Firefighters were called to a single-alarm fire at a home on the corner of Cherry Way and Haviland Avenue in the unincorporated community of Cherryland at about 8:45 p.m Friday 27, reports said.
Petelo Finau, 18, was in his room Friday night watching a movie when his uncle started screaming. Flames were in the kitchen, separating the 18-year-old from his younger brother, Francis, 13.
Finau jumped to safety out of a second-story window then jumped and climbed up to the ledge of a different window on the second floor to reach his brother.
“I had to jump out the window. I kind of fell. It was weird. Then I ran over…and had to pull myself up,” Finau said.
As Finau hoisted himself up to his armpits to help Francis, the 13-year-old, who has autism, was frozen with fear, according to reports.

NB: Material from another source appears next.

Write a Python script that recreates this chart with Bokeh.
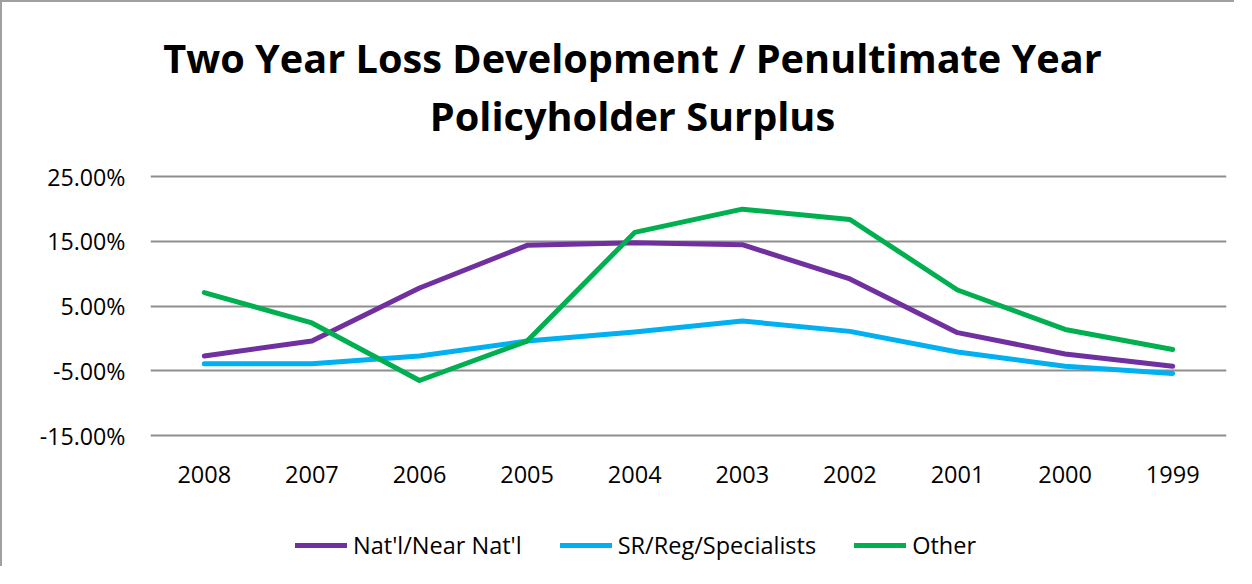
from bokeh.plotting import figure
from bokeh.models import (Range1d, FactorRange, FixedTicker, PrintfTickFormatter,
                          Legend, LegendItem, Label)
from bokeh.core.properties import value
from bokeh.embed import file_html
from bokeh.resources import INLINE

# ---- data (values in percent) ----
years = ["2008", "2007", "2006", "2005", "2004", "2003", "2002", "2001", "2000", "1999"]
natl = [-2.7, -0.4, 7.8, 14.4, 14.8, 14.5, 9.2, 0.9, -2.4, -4.3]
sr_reg = [-3.9, -3.9, -2.7, -0.4, 1.0, 2.7, 1.1, -2.1, -4.3, -5.4]
other = [7.1, 2.4, -6.5, -0.4, 16.4, 20.0, 18.4, 7.5, 1.4, -1.7]
series_names = ["Nat'l/Near Nat'l", "SR/Reg/Specialists", "Other"]
y_ticks = [-15, -5, 5, 15, 25]
title_lines = ["Two Year Loss Development / Penultimate Year", "Policyholder Surplus"]

colors = ["#7030A0", "#00B0F0", "#00B050"]
FONT = "Open Sans"
BORDER = "#a0a0a0"

# ---- layout (pixels, canvas coordinates) ----
W, H = 1234, 566
PLOT_TOP, PLOT_BOTTOM = 174.3, 433.0          # where 25% and -15% sit
PPU = (PLOT_BOTTOM - PLOT_TOP) / (y_ticks[-1] - y_ticks[0])


def px_to_val(py):
    return y_ticks[-1] - (py - PLOT_TOP) / PPU


p = figure(width=W, height=H, x_range=FactorRange(*years, range_padding=0),
           y_range=Range1d(px_to_val(H), px_to_val(0)), output_backend="svg",
           toolbar_location=None, x_axis_location=None,
           min_border_left=148, min_border_right=10, min_border_top=0, min_border_bottom=0)
p.title = None
p.outline_line_color = None
p.background_fill_color = "white"
p.border_fill_color = "white"
p.styles = {"border-left": f"2px solid {BORDER}", "border-top": f"2px solid {BORDER}"}

# grid
p.xgrid.grid_line_color = None
p.ygrid.ticker = FixedTicker(ticks=y_ticks)
p.ygrid.grid_line_color = "#8e8e8e"
p.ygrid.grid_line_width = 2

# y axis
p.yaxis.ticker = FixedTicker(ticks=y_ticks)
p.yaxis.formatter = PrintfTickFormatter(format="%.2f%%")
p.yaxis.axis_line_color = None
p.yaxis.major_tick_line_color = None
p.yaxis.minor_tick_line_color = None
p.yaxis.major_tick_out = 0
p.yaxis.major_tick_in = 0
p.yaxis.major_label_standoff = 25
p.yaxis.major_label_text_font = FONT
p.yaxis.major_label_text_font_size = "23.2px"
p.yaxis.major_label_text_color = "#000000"

# category labels under the -15% line
lab_y = px_to_val(PLOT_BOTTOM + 39)
p.text(x=years, y=[lab_y] * len(years), text=years, text_align="center",
       text_baseline="alphabetic", text_font=value(FONT), text_font_size=value("23.5px"),
       text_color="#000000")

renderers = []
for vals, col in zip([natl, sr_reg, other], colors):
    r = p.line(years, vals, line_color=col, line_width=5, line_cap="round", line_join="round")
    renderers.append(r)

legend = Legend(items=[LegendItem(label=n, renderers=[r]) for n, r in zip(series_names, renderers)],
                orientation="horizontal", location=(145, 7),
                label_text_font=FONT, label_text_font_size="23.5px", label_text_color="#000000",
                glyph_width=52, glyph_height=20, label_standoff=6, spacing=38,
                padding=0, margin=0, border_line_color=None, background_fill_alpha=0)
p.add_layout(legend, "center")

# two centred title lines over the whole chart
cx = (632 - 150) / ((W - 10 - 148) / len(years))
for txt, base_px in zip(title_lines, [55.3, 113.0]):
    p.add_layout(Label(x=cx, y=px_to_val(base_px), text=txt, text_align="center",
                       text_baseline="alphabetic", text_font=FONT, text_font_style="bold",
                       text_font_size="39.7px", text_color="#000000"))

open("out.html", "w").write(file_html(p, INLINE))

“He can’t really comprehend as much as other autistic kids can, and he gets very scared of heights,” Finau said.
Finau tried to yank his brother out the window, but Francis, who saw the gathering crowd below, actually shut the window on his brother.
For almost a full minute, the 18-year-old waited and hoped.
“I honestly thought that he would have passed, and at that moment, I was thinking through all my memories of him and it really struck me at that moment how much he meant to me,” Finau said.
Finally, Francis opened the window again as smoke poured out of the home.
“When he opened that window again, I just felt the most relieved in my life where I could finally get the chance that I needed to get him out,” Finau said.
Neighbors rushed over with a chair and ladder to give Finau something to stand on, and he managed to get Francis out of the building.
“I think that this young man has some athletic ability that probably a lot of us aren’t blessed with, and I think that led to the positive outcome that we’re talking about,” said Chief John Whiting with the Alameda County Fire Battalion.
That athletic ability will serve Finau well in the U.S. Navy, where he is enlisting next month.
Francis is being treated for smoke inhalation, but doctors say he’ll be fine.
The cause of the fire was unknown.
The firefighters were able to battle the blaze in about a half hour.